55 thoughts on “How the jump rope got its rhythm | Small Thing Big Idea, a TED series

  1. As a kid if we couldn’t find or get a jump rope we had to pull out the cable cords n call it a day. Or make some out of shoe strings.

  2. I grew up in inner city Philadelphia… I'm white American and truly loved jumping double Dutch back in the day. One of the benefits of being bused in the 60's. Yes I was bused. ♡

  3. is a shame ,it seems kids play games on computers &phones these days..theyre mising out on all the fun games we played as kids,,jump rope & tag,tin can andy,red light,green light 123,freedom….every kids in a 4 block radius would play freedom for hours…it was great…

  4. I grew up also learning chinese jump rope since I grew up in Flushing, Queens. There were always urban legends told about a girl who could do Chinese jump rope when the 2 girls who were holding the rope held it over their heads.

  5. It was totally different where I grew up; would be nice if videos specific to a certain country/culture were labelled as that. It's just as interesting for me to learn about how things developed in America, but I'd like to know that's what the video is about by its title.
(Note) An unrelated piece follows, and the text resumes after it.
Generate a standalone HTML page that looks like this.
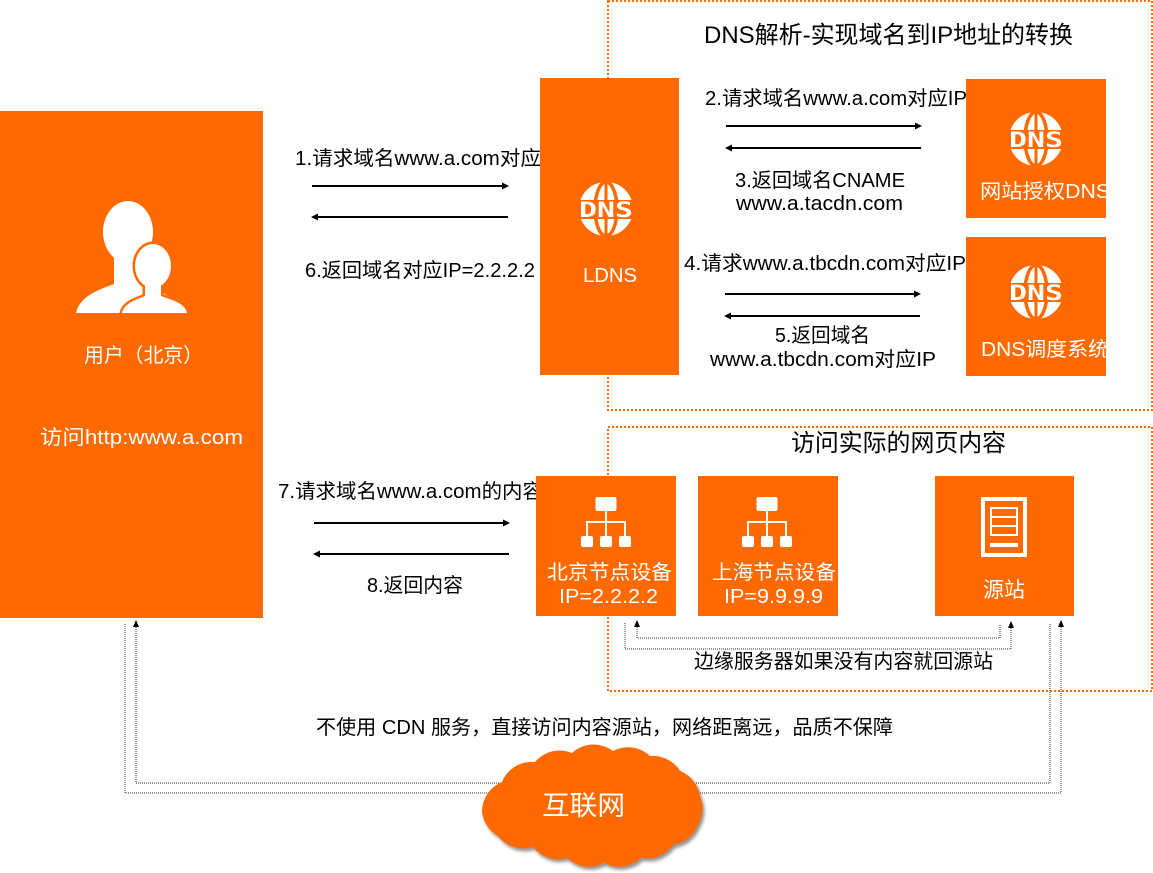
<!DOCTYPE html>
<html><head><meta charset="utf-8">
<style>
html,body{margin:0;padding:0;background:#fff;}
svg{display:block;}
text{font-family:"Liberation Sans","Noto Sans CJK SC",sans-serif;}
</style></head>
<body>
<svg width="1153" height="873" viewBox="0 0 1153 873" xmlns="http://www.w3.org/2000/svg">
<defs>
<filter id="sh" x="-10%" y="-10%" width="130%" height="130%">
<feDropShadow dx="2" dy="3" stdDeviation="1.5" flood-color="#666" flood-opacity="0.7"/>
</filter>
</defs>

<!-- dashed group boxes -->
<rect x="608" y="1" width="544" height="409" fill="none" stroke="#FF6A00" stroke-width="2" stroke-dasharray="2 2"/>
<rect x="608" y="427" width="544" height="264" fill="none" stroke="#FF6A00" stroke-width="2" stroke-dasharray="2 2"/>

<!-- titles -->
<text x="704" y="43" font-size="24" fill="#000" textLength="369" lengthAdjust="spacingAndGlyphs">DNS解析-实现域名到IP地址的转换</text>
<text x="791" y="451" font-size="24" fill="#000" textLength="215" lengthAdjust="spacingAndGlyphs">访问实际的网页内容</text>

<!-- labels -->
<g font-size="20" fill="#000">
<text x="295" y="165" textLength="246" lengthAdjust="spacingAndGlyphs">1.请求域名www.a.com对应</text>
<text x="305" y="277" textLength="230" lengthAdjust="spacingAndGlyphs">6.返回域名对应IP=2.2.2.2</text>
<text x="705" y="105" textLength="262" lengthAdjust="spacingAndGlyphs">2.请求域名www.a.com对应IP</text>
<text x="735" y="187" textLength="170" lengthAdjust="spacingAndGlyphs">3.返回域名CNAME</text>
<text x="736" y="210" textLength="167" lengthAdjust="spacingAndGlyphs">www.a.tacdn.com</text>
<text x="684" y="270" textLength="282" lengthAdjust="spacingAndGlyphs">4.请求www.a.tbcdn.com对应IP</text>
<text x="775" y="342" textLength="95" lengthAdjust="spacingAndGlyphs">5.返回域名</text>
<text x="710" y="366" textLength="226" lengthAdjust="spacingAndGlyphs">www.a.tbcdn.com对应IP</text>
<text x="278" y="498" textLength="265" lengthAdjust="spacingAndGlyphs">7.请求域名www.a.com的内容</text>
<text x="367" y="592" textLength="96" lengthAdjust="spacingAndGlyphs">8.返回内容</text>
<text x="694" y="668" textLength="299" lengthAdjust="spacingAndGlyphs">边缘服务器如果没有内容就回源站</text>
<text x="316" y="734" textLength="577" lengthAdjust="spacingAndGlyphs">不使用 CDN 服务，直接访问内容源站，网络距离远，品质不保障</text>
</g>

<!-- solid arrows -->
<g stroke="#000" stroke-width="2">
<line x1="312" y1="186" x2="503" y2="186"/>
<line x1="317" y1="217" x2="508" y2="217"/>
<line x1="726" y1="126" x2="916" y2="126"/>
<line x1="731" y1="148" x2="921" y2="148"/>
<line x1="725" y1="294" x2="915" y2="294"/>
<line x1="730" y1="316" x2="920" y2="316"/>
<line x1="314" y1="523" x2="504" y2="523"/>
<line x1="319" y1="554" x2="509" y2="554"/>
</g>
<g fill="#000">
<polygon points="509,186 502,182.5 502,189.5"/>
<polygon points="311,217 318,213.5 318,220.5"/>
<polygon points="922,126 915,122.5 915,129.5"/>
<polygon points="725,148 732,144.5 732,151.5"/>
<polygon points="921,294 914,290.5 914,297.5"/>
<polygon points="724,316 731,312.5 731,319.5"/>
<polygon points="510,523 503,519.5 503,526.5"/>
<polygon points="313,554 320,550.5 320,557.5"/>
</g>

<!-- dotted connectors -->
<g fill="none" stroke="#333" stroke-width="1" stroke-dasharray="1 1">
<path d="M1000,625 L1000,638 L637,638 L637,627"/>
<path d="M625,623 L625,649 L1011,649 L1011,628"/>
<path d="M1050,624 L1050,783 L136,783 L136,627"/>
<path d="M125,624 L125,793 L1061,793 L1061,627"/>
</g>
<g fill="#000">
<polygon points="637,620 634,627 640,627"/>
<polygon points="1011,621 1008,628 1014,628"/>
<polygon points="136,620 133,627 139,627"/>
<polygon points="1061,620 1058,627 1064,627"/>
</g>

<!-- user box -->
<rect x="0" y="111" width="263" height="507" fill="#FF6A00"/>
<g fill="#fff">
<ellipse cx="128" cy="232" rx="25" ry="31"/>
<path d="M114,255 L142,255 L142,284 C158,290 176,296 180,313 L76,313 C80,296 98,290 114,284 Z"/>
</g>
<g fill="#FF6A00" stroke="#FF6A00" stroke-width="5">
<path d="M145,280 L161,280 L161,296 C172,300 185,303 187,313 L122,313 C124,303 136,300 145,296 Z"/>
<ellipse cx="153" cy="266" rx="18" ry="22"/>
</g>
<g fill="#fff">
<path d="M145,280 L161,280 L161,296 C172,300 185,303 187,313 L122,313 C124,303 136,300 145,296 Z"/>
<ellipse cx="153" cy="266" rx="18" ry="22"/>
</g>
<rect x="60" y="313" width="140" height="6" fill="#FF6A00"/>
<text x="84" y="362" font-size="20" fill="#fff" textLength="119" lengthAdjust="spacingAndGlyphs">用户（北京）</text>
<text x="40" y="444" font-size="20" fill="#fff" textLength="203" lengthAdjust="spacingAndGlyphs">访问http:www.a.com</text>

<!-- LDNS -->
<rect x="540" y="78" width="139" height="297" fill="#FF6A00"/>
<g transform="translate(606,209)">
<circle r="27" fill="#fff"/>
<ellipse rx="11" ry="27" fill="none" stroke="#FF6A00" stroke-width="3.5"/>
<line x1="0" y1="-28" x2="0" y2="28" stroke="#FF6A00" stroke-width="3"/>
<rect x="-29" y="-9" width="58" height="19" fill="#FF6A00"/>
<text x="-27" y="8" font-size="21" font-weight="bold" fill="#fff" textLength="54" lengthAdjust="spacingAndGlyphs" style="font-family:'DejaVu Sans Mono',monospace">DNS</text>
</g>
<text x="583" y="282" font-size="20" fill="#fff" textLength="54" lengthAdjust="spacingAndGlyphs">LDNS</text>

<!-- 网站授权DNS -->
<rect x="966" y="79" width="140" height="139" fill="#FF6A00"/>
<g transform="translate(1036,139)">
<circle r="27" fill="#fff"/>
<ellipse rx="11" ry="27" fill="none" stroke="#FF6A00" stroke-width="3.5"/>
<line x1="0" y1="-28" x2="0" y2="28" stroke="#FF6A00" stroke-width="3"/>
<rect x="-29" y="-9" width="58" height="19" fill="#FF6A00"/>
<text x="-27" y="8" font-size="21" font-weight="bold" fill="#fff" textLength="54" lengthAdjust="spacingAndGlyphs" style="font-family:'DejaVu Sans Mono',monospace">DNS</text>
</g>
<text x="980" y="198" font-size="20" fill="#fff" textLength="130" lengthAdjust="spacingAndGlyphs">网站授权DNS</text>

<!-- DNS调度系统 -->
<rect x="966" y="237" width="140" height="139" fill="#FF6A00"/>
<g transform="translate(1036,292)">
<circle r="27" fill="#fff"/>
<ellipse rx="11" ry="27" fill="none" stroke="#FF6A00" stroke-width="3.5"/>
<line x1="0" y1="-28" x2="0" y2="28" stroke="#FF6A00" stroke-width="3"/>
<rect x="-29" y="-9" width="58" height="19" fill="#FF6A00"/>
<text x="-27" y="8" font-size="21" font-weight="bold" fill="#fff" textLength="54" lengthAdjust="spacingAndGlyphs" style="font-family:'DejaVu Sans Mono',monospace">DNS</text>
</g>
<text x="981" y="356" font-size="20" fill="#fff" textLength="128" lengthAdjust="spacingAndGlyphs">DNS调度系统</text>

<!-- 北京节点设备 -->
<rect x="536" y="476" width="140" height="140" fill="#FF6A00"/>
<g transform="translate(606,0)" fill="#fff" stroke="none">
<rect x="-10.5" y="497" width="21" height="14" rx="2"/>
<rect x="-1" y="511" width="2" height="25"/>
<rect x="-20" y="521" width="40" height="2"/>
<rect x="-20" y="521" width="2" height="16"/>
<rect x="18" y="521" width="2" height="16"/>
<rect x="-25" y="536" width="12" height="11" rx="2"/>
<rect x="-6" y="536" width="12" height="11" rx="2"/>
<rect x="13" y="536" width="12" height="11" rx="2"/>
</g>
<text x="547" y="579" font-size="20" fill="#fff" textLength="125" lengthAdjust="spacingAndGlyphs">北京节点设备</text>
<text x="559" y="603" font-size="20" fill="#fff" textLength="99" lengthAdjust="spacingAndGlyphs">IP=2.2.2.2</text>

<!-- 上海节点设备 -->
<rect x="698" y="476" width="140" height="140" fill="#FF6A00"/>
<g transform="translate(767,0)" fill="#fff" stroke="none">
<rect x="-10.5" y="497" width="21" height="14" rx="2"/>
<rect x="-1" y="511" width="2" height="25"/>
<rect x="-20" y="521" width="40" height="2"/>
<rect x="-20" y="521" width="2" height="16"/>
<rect x="18" y="521" width="2" height="16"/>
<rect x="-25" y="536" width="12" height="11" rx="2"/>
<rect x="-6" y="536" width="12" height="11" rx="2"/>
<rect x="13" y="536" width="12" height="11" rx="2"/>
</g>
<text x="712" y="579" font-size="20" fill="#fff" textLength="124" lengthAdjust="spacingAndGlyphs">上海节点设备</text>
<text x="724" y="603" font-size="20" fill="#fff" textLength="99" lengthAdjust="spacingAndGlyphs">IP=9.9.9.9</text>

<!-- 源站 -->
<rect x="935" y="476" width="139" height="140" fill="#FF6A00"/>
<rect x="981" y="497" width="46" height="60" fill="#fff"/>
<rect x="985" y="501" width="38" height="52" fill="#FF6A00"/>
<rect x="991" y="508" width="26" height="27" fill="none" stroke="#fff" stroke-width="2"/>
<line x1="991" y1="517" x2="1017" y2="517" stroke="#fff" stroke-width="2"/>
<line x1="991" y1="526" x2="1017" y2="526" stroke="#fff" stroke-width="2"/>
<rect x="990" y="543" width="28" height="4" fill="#fff"/>
<text x="983" y="597" font-size="21" fill="#fff" textLength="42" lengthAdjust="spacingAndGlyphs">源站</text>

<!-- cloud -->
<path filter="url(#sh)" fill="#FF6A00" d="M482,812
A32,32 0 0 1 502,782
A32,32 0 0 1 535,762
A32,32 0 0 1 572,753
A32,32 0 0 1 613,751
A32,32 0 0 1 650,756
A32,32 0 0 1 680,771
A32,32 0 0 1 700,796
A32,32 0 0 1 698,825
A32,32 0 0 1 673,845
A32,32 0 0 1 641,858
A32,32 0 0 1 604,863
A32,32 0 0 1 567,858
A32,32 0 0 1 533,847
A32,32 0 0 1 498,836
A32,32 0 0 1 482,812 Z"/>
<text x="542" y="815" font-size="27" fill="#fff" textLength="83" lengthAdjust="spacingAndGlyphs">互联网</text>
</svg>
</body></html>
  6. This is interesting and makes me love jump rope so much more. I was never great at it as a child, but that was also because it was the popular kids that would play jump rope. There were only so many ropes available to use at recess and the popular kids would hoard them. I never got the chance to become good at double dutch because I didn't have people to practice with. But I jumped rope solo all the time.

  7. Why do people always assume a thing is invented in one place and propagated around the world? Very simple things could be independently thought of in many places.

  8. The camera focus on this lady's interview is terrible. The whole time I'm looking at the side of her mouth rather than her eyes. Just stop it down man, no one needs a 1.0

  9. What a great series! This video was eye opening for me, I didn’t know much about the jump rope – so interesting! I now have a newfound appreciation for the jump rope.